### Recorded information:
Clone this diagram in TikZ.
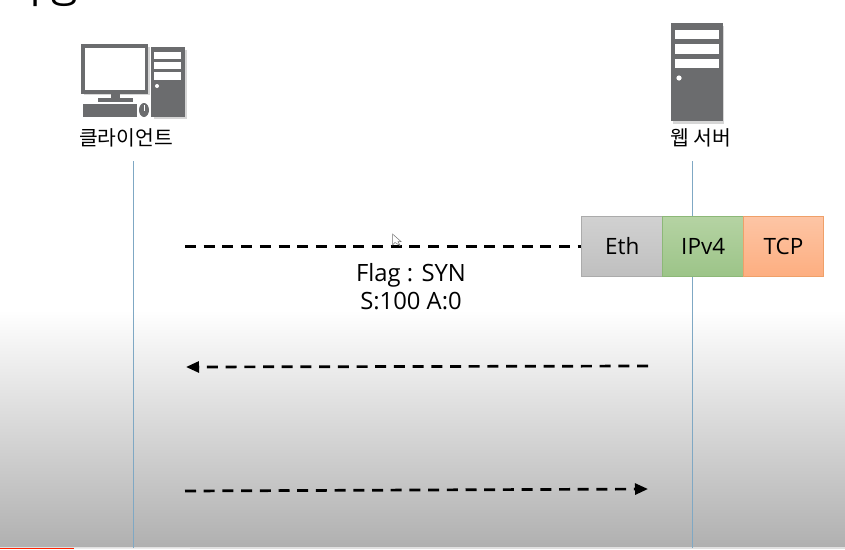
\documentclass[tikz,border=0pt]{standalone}
\usepackage{fontspec}
\setmainfont{Open Sans}
\newfontfamily\kr{Noto Sans CJK KR}
\usetikzlibrary{arrows.meta}
\definecolor{icon}{HTML}{6B6C6E}
\definecolor{lifeline}{HTML}{7FA8C4}
\definecolor{IPtop}{HTML}{B5D3A3}
\definecolor{IPbot}{HTML}{9CC488}
\definecolor{IPdraw}{HTML}{8DB878}
\definecolor{TCPtop}{HTML}{FDC5A5}
\definecolor{TCPbot}{HTML}{FDAE80}
\definecolor{TCPdraw}{HTML}{EFA069}
\tikzset{x=1pt,y=-1pt,
 lifeln/.style={draw=lifeline,line width=0.9pt},
 msg/.style={draw=black,line width=2.7pt,dash pattern=on 11pt off 7.7pt},
 tip/.style={-{Triangle[length=13pt,width=11pt]}},
 hdr/.style={minimum width=81.5pt,minimum height=60pt,inner sep=0pt,anchor=north west,line width=0.9pt,font=\fontsize{22.5}{24}\selectfont},
 lab/.style={font=\kr\fontsize{20.4}{24}\selectfont,text=black,inner sep=0pt},
 icn/.style={fill=icon,draw=none},
 hole/.style={fill=white,draw=none},
 shadow/.style={fill=black!16,draw=none}}
\begin{document}
\begin{tikzpicture}
\useasboundingbox (0,0) rectangle (845,549);
% background
\fill[white] (0,0) rectangle (845,549);
\shade[top color=white,bottom color=black!31,shading angle=0] (0,310) rectangle (845,547);
\fill[black!12] (0,547) rectangle (845,549);
\fill[black!8] (74,547.5) rectangle (190,549);
\fill[red!75!orange] (0,547.5) rectangle (74,549);
% clipped title
\begin{scope}
\clip (0,0) rectangle (845,549);
\node[font=\kr\fontsize{40}{44}\selectfont,anchor=base west,inner sep=0pt] (title) at (7,3) {과정};
\end{scope}
% client icon
\fill[shadow] (84,47) rectangle (150,95);
\fill[shadow] (154,50) rectangle (187,119);
\fill[icn] (81,44) rectangle (148,94);
\fill[hole] (85,48) rectangle (145,90);
\fill[icn] (111,93) rectangle (120,98);
\fill[icn] (98,98) rectangle (133,102);
\fill[icn] (83,104) rectangle (137,117);
\fill[icn] (144,110) ellipse (5pt and 7pt);
\fill[white] (143.5,105) rectangle (144.5,111);
\fill[icn] (151,47) rectangle (185,117);
\fill[hole] (154,52) rectangle (181,59);
\fill[hole] (154,62) rectangle (181,69);
\fill[hole] (154,72) rectangle (181,80);
\fill[white] (157,86) circle (2pt);
% server icon
\fill[shadow] (673,26) rectangle (724,124);
\fill[icn] (671,23) rectangle (723,121);
\fill[hole] (675,30) rectangle (719,39);
\fill[hole] (675,44) rectangle (719,54);
\fill[hole] (675,59) rectangle (719,68);
\fill[white] (679,78) circle (2.6pt);
% labels
\node[lab] (client) at (126,138) {클라이언트};
\node[lab] (server) at (701,138) {웹 서버};
% lifelines
\coordinate (c1) at (133.5,161);
\coordinate (c2) at (133.5,548);
\coordinate (s1) at (692.5,161);
\coordinate (s2) at (692.5,548);
\draw[lifeln] (c1) -- (c2);
\draw[lifeln] (s1) -- (s2);
% header
\node[hdr,top color=black!18,bottom color=black!25,draw=black!33] (eth) at (581,216) {Eth};
\node[hdr,top color=IPtop,bottom color=IPbot,draw=IPdraw] (ip) at (662,216) {IPv4};
\node[hdr,top color=TCPtop,bottom color=TCPbot,draw=TCPdraw,minimum width=80pt] (tcp) at (743,216) {TCP};
% messages
\coordinate (m1a) at (185,246.3);
\draw[msg] (m1a) -- (eth.west |- m1a);
\coordinate (m2a) at (648,366);
\coordinate (m2b) at (186,367);
\draw[msg,tip] (m2a) -- (m2b);
\coordinate (m3a) at (185,491);
\coordinate (m3b) at (648,489);
\draw[msg,tip] (m3a) -- (m3b);
% text
\node[font=\fontsize{23.8}{28}\selectfont,align=center,inner sep=0pt] (flag) at (411,287) {Flag : SYN\\S:100 A:0};
% cursor
\coordinate (cur) at (392.5,234);
\draw[black!55,fill=white,line width=0.5pt] (cur) -- ++(0,11) -- ++(2.5,-2.5) -- ++(5,3) -- ++(-2,-4) -- ++(3,0) -- cycle;
\end{tikzpicture}
\end{document}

### Problem statement:
Copy all the lines of data exactly as they appear, dropping any images.

### Correct response:
Clone this diagram in TikZ.
\documentclass[tikz,border=0pt]{standalone}
\usepackage{fontspec}
\setmainfont{Open Sans}
\newfontfamily\kr{Noto Sans CJK KR}
\usetikzlibrary{arrows.meta}
\definecolor{icon}{HTML}{6B6C6E}
\definecolor{lifeline}{HTML}{7FA8C4}
\definecolor{IPtop}{HTML}{B5D3A3}
\definecolor{IPbot}{HTML}{9CC488}
\definecolor{IPdraw}{HTML}{8DB878}
\definecolor{TCPtop}{HTML}{FDC5A5}
\definecolor{TCPbot}{HTML}{FDAE80}
\definecolor{TCPdraw}{HTML}{EFA069}
\tikzset{x=1pt,y=-1pt,
 lifeln/.style={draw=lifeline,line width=0.9pt},
 msg/.style={draw=black,line width=2.7pt,dash pattern=on 11pt off 7.7pt},
 tip/.style={-{Triangle[length=13pt,width=11pt]}},
 hdr/.style={minimum width=81.5pt,minimum height=60pt,inner sep=0pt,anchor=north west,line width=0.9pt,font=\fontsize{22.5}{24}\selectfont},
 lab/.style={font=\kr\fontsize{20.4}{24}\selectfont,text=black,inner sep=0pt},
 icn/.style={fill=icon,draw=none},
 hole/.style={fill=white,draw=none},
 shadow/.style={fill=black!16,draw=none}}
\begin{document}
\begin{tikzpicture}
\useasboundingbox (0,0) rectangle (845,549);
% background
\fill[white] (0,0) rectangle (845,549);
\shade[top color=white,bottom color=black!31,shading angle=0] (0,310) rectangle (845,547);
\fill[black!12] (0,547) rectangle (845,549);
\fill[black!8] (74,547.5) rectangle (190,549);
\fill[red!75!orange] (0,547.5) rectangle (74,549);
% clipped title
\begin{scope}
\clip (0,0) rectangle (845,549);
\node[font=\kr\fontsize{40}{44}\selectfont,anchor=base west,inner sep=0pt] (title) at (7,3) {과정};
\end{scope}
% client icon
\fill[shadow] (84,47) rectangle (150,95);
\fill[shadow] (154,50) rectangle (187,119);
\fill[icn] (81,44) rectangle (148,94);
\fill[hole] (85,48) rectangle (145,90);
\fill[icn] (111,93) rectangle (120,98);
\fill[icn] (98,98) rectangle (133,102);
\fill[icn] (83,104) rectangle (137,117);
\fill[icn] (144,110) ellipse (5pt and 7pt);
\fill[white] (143.5,105) rectangle (144.5,111);
\fill[icn] (151,47) rectangle (185,117);
\fill[hole] (154,52) rectangle (181,59);
\fill[hole] (154,62) rectangle (181,69);
\fill[hole] (154,72) rectangle (181,80);
\fill[white] (157,86) circle (2pt);
% server icon
\fill[shadow] (673,26) rectangle (724,124);
\fill[icn] (671,23) rectangle (723,121);
\fill[hole] (675,30) rectangle (719,39);
\fill[hole] (675,44) rectangle (719,54);
\fill[hole] (675,59) rectangle (719,68);
\fill[white] (679,78) circle (2.6pt);
% labels
\node[lab] (client) at (126,138) {클라이언트};
\node[lab] (server) at (701,138) {웹 서버};
% lifelines
\coordinate (c1) at (133.5,161);
\coordinate (c2) at (133.5,548);
\coordinate (s1) at (692.5,161);
\coordinate (s2) at (692.5,548);
\draw[lifeln] (c1) -- (c2);
\draw[lifeln] (s1) -- (s2);
% header
\node[hdr,top color=black!18,bottom color=black!25,draw=black!33] (eth) at (581,216) {Eth};
\node[hdr,top color=IPtop,bottom color=IPbot,draw=IPdraw] (ip) at (662,216) {IPv4};
\node[hdr,top color=TCPtop,bottom color=TCPbot,draw=TCPdraw,minimum width=80pt] (tcp) at (743,216) {TCP};
% messages
\coordinate (m1a) at (185,246.3);
\draw[msg] (m1a) -- (eth.west |- m1a);
\coordinate (m2a) at (648,366);
\coordinate (m2b) at (186,367);
\draw[msg,tip] (m2a) -- (m2b);
\coordinate (m3a) at (185,491);
\coordinate (m3b) at (648,489);
\draw[msg,tip] (m3a) -- (m3b);
% text
\node[font=\fontsize{23.8}{28}\selectfont,align=center,inner sep=0pt] (flag) at (411,287) {Flag : SYN\\S:100 A:0};
% cursor
\coordinate (cur) at (392.5,234);
\draw[black!55,fill=white,line width=0.5pt] (cur) -- ++(0,11) -- ++(2.5,-2.5) -- ++(5,3) -- ++(-2,-4) -- ++(3,0) -- cycle;
\end{tikzpicture}
\end{document}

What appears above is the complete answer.